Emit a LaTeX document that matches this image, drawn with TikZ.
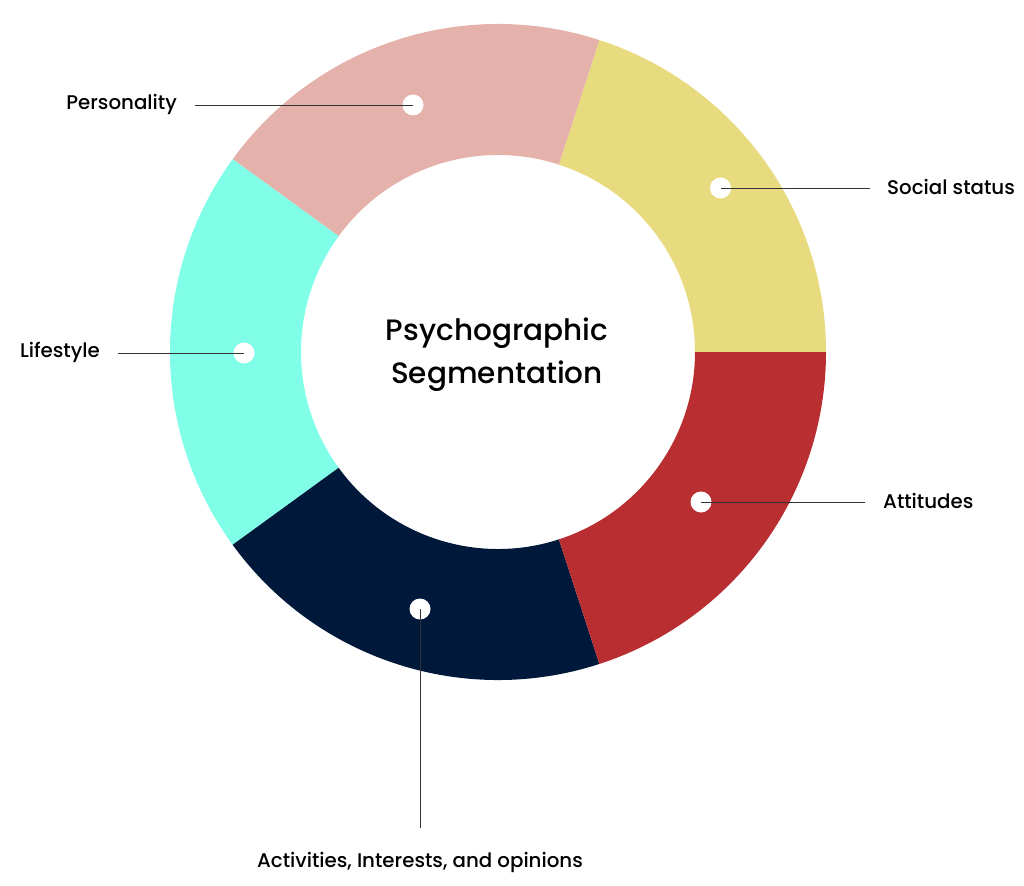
\documentclass[tikz,border=0pt]{standalone}
\usepackage{fontspec}
\setmainfont{Poppins}[UprightFont=* Medium,BoldFont=* SemiBold]
\definecolor{segY}{HTML}{E8DA7E}
\definecolor{segP}{HTML}{E4B2AA}
\definecolor{segC}{HTML}{80FEE8}
\definecolor{segN}{HTML}{00183A}
\definecolor{segR}{HTML}{B92E31}
\definecolor{leader}{HTML}{333333}
\begin{document}
\begin{tikzpicture}[x=1pt,y=-1pt,
  dot/.style={circle,fill=white,inner sep=0pt,minimum size=21pt},
  lbl/.style={inner sep=0pt,font=\fontsize{19.8}{23}\selectfont,text=black},
  lead/.style={draw=leader,line width=0.8pt}]
\useasboundingbox[fill=white] (0,0) rectangle (1024,885);
\begin{scope}[shift={(498,352)}]
\fill[segY] (0:328) arc[start angle=0,end angle=-72,radius=328] -- (-72:197) arc[start angle=-72,end angle=0,radius=197] -- cycle;
\fill[segP] (-72:328) arc[start angle=-72,end angle=-144,radius=328] -- (-144:197) arc[start angle=-144,end angle=-72,radius=197] -- cycle;
\fill[segC] (-144:328) arc[start angle=-144,end angle=-216,radius=328] -- (-216:197) arc[start angle=-216,end angle=-144,radius=197] -- cycle;
\fill[segN] (-216:328) arc[start angle=-216,end angle=-288,radius=328] -- (-288:197) arc[start angle=-288,end angle=-216,radius=197] -- cycle;
\fill[segR] (-288:328) arc[start angle=-288,end angle=-360,radius=328] -- (-360:197) arc[start angle=-360,end angle=-288,radius=197] -- cycle;
\end{scope}
% dots
\node[dot] (dP) at (413,105) {};
\node[dot] (dS) at (720.5,188) {};
\node[dot] (dL) at (244,353) {};
\node[dot] (dA) at (701,502) {};
\node[dot] (dI) at (420,609) {};
% free ends
\coordinate (eP) at (195,105);
\coordinate (eS) at (870,188);
\coordinate (eL) at (118,353);
\coordinate (eA) at (865,502);
\coordinate (eI) at (420,828);
\draw[lead] (eP) -- (dP.center);
\draw[lead] (eS) -- (dS.center);
\draw[lead] (eL) -- (dL.center);
\draw[lead] (eA) -- (dA.center);
\draw[lead] (eI) -- (dI.center);
% labels
\node[lbl,anchor=east] (tP) at (177,104) {Personality};
\node[lbl,anchor=west] (tS) at (887,187) {Social status};
\node[lbl,anchor=east] (tL) at (100,352) {Lifestyle};
\node[lbl,anchor=west] (tA) at (883,501) {Attitudes};
\node[lbl] (tI) at (420,862) {Activities, Interests, and opinions};
\node[inner sep=0pt,align=center,font=\fontsize{29.5}{43}\selectfont] (title) at (497,355) {Psychographic\\Segmentation};
\end{tikzpicture}
\end{document}
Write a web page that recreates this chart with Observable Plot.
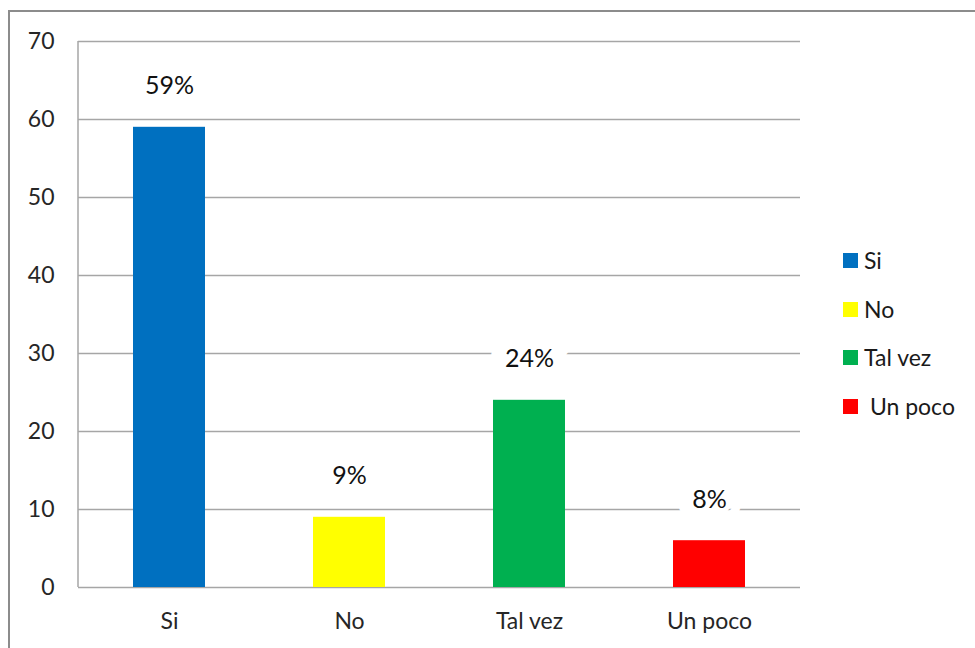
<!DOCTYPE html>
<html>
<head>
<meta charset="utf-8">
<script src="https://cdn.jsdelivr.net/npm/d3@7"></script>
<script src="https://cdn.jsdelivr.net/npm/@observablehq/plot@0.6"></script>
<style>
  html, body { margin: 0; padding: 0; background: #fff; }
  #wrap { position: relative; width: 975px; height: 648px; overflow: hidden; font-family: Lato, "Open Sans", sans-serif; }
  #frame { position: absolute; left: 8px; top: 10px; width: 1000px; height: 700px; border-left: 2px solid #8c8c8c; border-top: 2px solid #8c8c8c; box-sizing: border-box; }
  #chart { position: absolute; left: 0; top: 0; }
  #legend { position: absolute; left: 843px; top: 248px; width: 130px; }
  .lg-swatches { font-family: Lato, "Open Sans", sans-serif !important; font-size: 23px !important; color: #1a1a1a !important; }
  .lg-swatch { height: 48.5px !important; padding: 0 !important; margin: 0 !important; display: flex !important; align-items: flex-start !important; line-height: 24px !important; overflow: visible !important; }
  .lg-swatch * { overflow: visible !important; text-overflow: clip !important; white-space: pre !important; }
  .lg-swatch svg { margin-right: 6px !important; margin-top: 5px !important; flex-shrink: 0; }
</style>
</head>
<body>
<div id="wrap">
  <div id="frame"></div>
  <div id="chart"></div>
  <div id="legend"></div>
</div>
<script>
const categories = ["Si", "No", "Tal vez", "Un poco"];
const values = [59, 9, 24, 6];
const labels = ["59%", "9%", "24%", "8%"];
const legendLabels = ["Si", "No", "Tal vez", "\u00a0Un poco"];
const colors = ["#0070C0", "#FFFF00", "#00B050", "#FF0000"];
const yTicks = [0, 10, 20, 30, 40, 50, 60, 70];

const data = categories.map((c, i) => ({category: c, value: values[i], label: labels[i]}));

const fontFamily = "Lato, 'Open Sans', sans-serif";

// left axis line drawn from the y scale and the plot's own margins
const leftAxisLine = (index, {y}, values, {marginLeft}) =>
  d3.create("svg:line")
    .attr("x1", marginLeft).attr("x2", marginLeft)
    .attr("y1", y(0)).attr("y2", y(70))
    .attr("stroke", "#a6a6a6").attr("stroke-width", 1.5)
    .node();

const chart = Plot.plot({
  width: 975,
  height: 648,
  marginLeft: 78,
  marginRight: 175,
  marginTop: 41,
  marginBottom: 61,
  style: {fontFamily, fontSize: "23px", color: "#262626", background: "transparent", overflow: "visible"},
  x: {domain: categories, paddingInner: 0.6, paddingOuter: 0.3, label: null},
  y: {domain: [0, 70], label: null},
  color: {domain: categories, range: colors},
  marks: [
    Plot.ruleY(yTicks, {stroke: "#a6a6a6", strokeWidth: 1.5}),
    leftAxisLine,
    Plot.barY(data, {x: "category", y: "value", fill: "category"}),
    Plot.text(data, {
      x: "category", y: "value", text: "label", dy: -41,
      fontSize: 25, fill: "#111", lineAnchor: "middle",
      stroke: "white", strokeWidth: 30, paintOrder: "stroke", strokeLinejoin: "miter"
    }),
    Plot.axisY(yTicks, {tickSize: 0, tickPadding: 24, tickFormat: d => String(d), fontSize: 23, fill: "#262626"}),
    Plot.axisX({tickSize: 0, tickPadding: 25, fontSize: 23, fill: "#262626"})
  ]
});
document.getElementById("chart").appendChild(chart);

const legend = Plot.legend({
  color: {domain: categories, range: colors},
  legend: "swatches",
  swatchSize: 15,
  columns: 1,
  className: "lg",
  tickFormat: d => legendLabels[categories.indexOf(d)]
});
document.getElementById("legend").appendChild(legend);
</script>
</body>
</html>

════════

**Instruction**: Copy out all the records exactly, excluding pictures.

**Task response**:
Emit a LaTeX document that matches this image, drawn with TikZ.
\documentclass[tikz,border=0pt]{standalone}
\usepackage{fontspec}
\setmainfont{Poppins}[UprightFont=* Medium,BoldFont=* SemiBold]
\definecolor{segY}{HTML}{E8DA7E}
\definecolor{segP}{HTML}{E4B2AA}
\definecolor{segC}{HTML}{80FEE8}
\definecolor{segN}{HTML}{00183A}
\definecolor{segR}{HTML}{B92E31}
\definecolor{leader}{HTML}{333333}
\begin{document}
\begin{tikzpicture}[x=1pt,y=-1pt,
  dot/.style={circle,fill=white,inner sep=0pt,minimum size=21pt},
  lbl/.style={inner sep=0pt,font=\fontsize{19.8}{23}\selectfont,text=black},
  lead/.style={draw=leader,line width=0.8pt}]
\useasboundingbox[fill=white] (0,0) rectangle (1024,885);
\begin{scope}[shift={(498,352)}]
\fill[segY] (0:328) arc[start angle=0,end angle=-72,radius=328] -- (-72:197) arc[start angle=-72,end angle=0,radius=197] -- cycle;
\fill[segP] (-72:328) arc[start angle=-72,end angle=-144,radius=328] -- (-144:197) arc[start angle=-144,end angle=-72,radius=197] -- cycle;
\fill[segC] (-144:328) arc[start angle=-144,end angle=-216,radius=328] -- (-216:197) arc[start angle=-216,end angle=-144,radius=197] -- cycle;
\fill[segN] (-216:328) arc[start angle=-216,end angle=-288,radius=328] -- (-288:197) arc[start angle=-288,end angle=-216,radius=197] -- cycle;
\fill[segR] (-288:328) arc[start angle=-288,end angle=-360,radius=328] -- (-360:197) arc[start angle=-360,end angle=-288,radius=197] -- cycle;
\end{scope}
% dots
\node[dot] (dP) at (413,105) {};
\node[dot] (dS) at (720.5,188) {};
\node[dot] (dL) at (244,353) {};
\node[dot] (dA) at (701,502) {};
\node[dot] (dI) at (420,609) {};
% free ends
\coordinate (eP) at (195,105);
\coordinate (eS) at (870,188);
\coordinate (eL) at (118,353);
\coordinate (eA) at (865,502);
\coordinate (eI) at (420,828);
\draw[lead] (eP) -- (dP.center);
\draw[lead] (eS) -- (dS.center);
\draw[lead] (eL) -- (dL.center);
\draw[lead] (eA) -- (dA.center);
\draw[lead] (eI) -- (dI.center);
% labels
\node[lbl,anchor=east] (tP) at (177,104) {Personality};
\node[lbl,anchor=west] (tS) at (887,187) {Social status};
\node[lbl,anchor=east] (tL) at (100,352) {Lifestyle};
\node[lbl,anchor=west] (tA) at (883,501) {Attitudes};
\node[lbl] (tI) at (420,862) {Activities, Interests, and opinions};
\node[inner sep=0pt,align=center,font=\fontsize{29.5}{43}\selectfont] (title) at (497,355) {Psychographic\\Segmentation};
\end{tikzpicture}
\end{document}
Write a web page that recreates this chart with Observable Plot.
<!DOCTYPE html>
<html>
<head>
<meta charset="utf-8">
<script src="https://cdn.jsdelivr.net/npm/d3@7"></script>
<script src="https://cdn.jsdelivr.net/npm/@observablehq/plot@0.6"></script>
<style>
  html, body { margin: 0; padding: 0; background: #fff; }
  #wrap { position: relative; width: 975px; height: 648px; overflow: hidden; font-family: Lato, "Open Sans", sans-serif; }
  #frame { position: absolute; left: 8px; top: 10px; width: 1000px; height: 700px; border-left: 2px solid #8c8c8c; border-top: 2px solid #8c8c8c; box-sizing: border-box; }
  #chart { position: absolute; left: 0; top: 0; }
  #legend { position: absolute; left: 843px; top: 248px; width: 130px; }
  .lg-swatches { font-family: Lato, "Open Sans", sans-serif !important; font-size: 23px !important; color: #1a1a1a !important; }
  .lg-swatch { height: 48.5px !important; padding: 0 !important; margin: 0 !important; display: flex !important; align-items: flex-start !important; line-height: 24px !important; overflow: visible !important; }
  .lg-swatch * { overflow: visible !important; text-overflow: clip !important; white-space: pre !important; }
  .lg-swatch svg { margin-right: 6px !important; margin-top: 5px !important; flex-shrink: 0; }
</style>
</head>
<body>
<div id="wrap">
  <div id="frame"></div>
  <div id="chart"></div>
  <div id="legend"></div>
</div>
<script>
const categories = ["Si", "No", "Tal vez", "Un poco"];
const values = [59, 9, 24, 6];
const labels = ["59%", "9%", "24%", "8%"];
const legendLabels = ["Si", "No", "Tal vez", "\u00a0Un poco"];
const colors = ["#0070C0", "#FFFF00", "#00B050", "#FF0000"];
const yTicks = [0, 10, 20, 30, 40, 50, 60, 70];

const data = categories.map((c, i) => ({category: c, value: values[i], label: labels[i]}));

const fontFamily = "Lato, 'Open Sans', sans-serif";

// left axis line drawn from the y scale and the plot's own margins
const leftAxisLine = (index, {y}, values, {marginLeft}) =>
  d3.create("svg:line")
    .attr("x1", marginLeft).attr("x2", marginLeft)
    .attr("y1", y(0)).attr("y2", y(70))
    .attr("stroke", "#a6a6a6").attr("stroke-width", 1.5)
    .node();

const chart = Plot.plot({
  width: 975,
  height: 648,
  marginLeft: 78,
  marginRight: 175,
  marginTop: 41,
  marginBottom: 61,
  style: {fontFamily, fontSize: "23px", color: "#262626", background: "transparent", overflow: "visible"},
  x: {domain: categories, paddingInner: 0.6, paddingOuter: 0.3, label: null},
  y: {domain: [0, 70], label: null},
  color: {domain: categories, range: colors},
  marks: [
    Plot.ruleY(yTicks, {stroke: "#a6a6a6", strokeWidth: 1.5}),
    leftAxisLine,
    Plot.barY(data, {x: "category", y: "value", fill: "category"}),
    Plot.text(data, {
      x: "category", y: "value", text: "label", dy: -41,
      fontSize: 25, fill: "#111", lineAnchor: "middle",
      stroke: "white", strokeWidth: 30, paintOrder: "stroke", strokeLinejoin: "miter"
    }),
    Plot.axisY(yTicks, {tickSize: 0, tickPadding: 24, tickFormat: d => String(d), fontSize: 23, fill: "#262626"}),
    Plot.axisX({tickSize: 0, tickPadding: 25, fontSize: 23, fill: "#262626"})
  ]
});
document.getElementById("chart").appendChild(chart);

const legend = Plot.legend({
  color: {domain: categories, range: colors},
  legend: "swatches",
  swatchSize: 15,
  columns: 1,
  className: "lg",
  tickFormat: d => legendLabels[categories.indexOf(d)]
});
document.getElementById("legend").appendChild(legend);
</script>
</body>
</html>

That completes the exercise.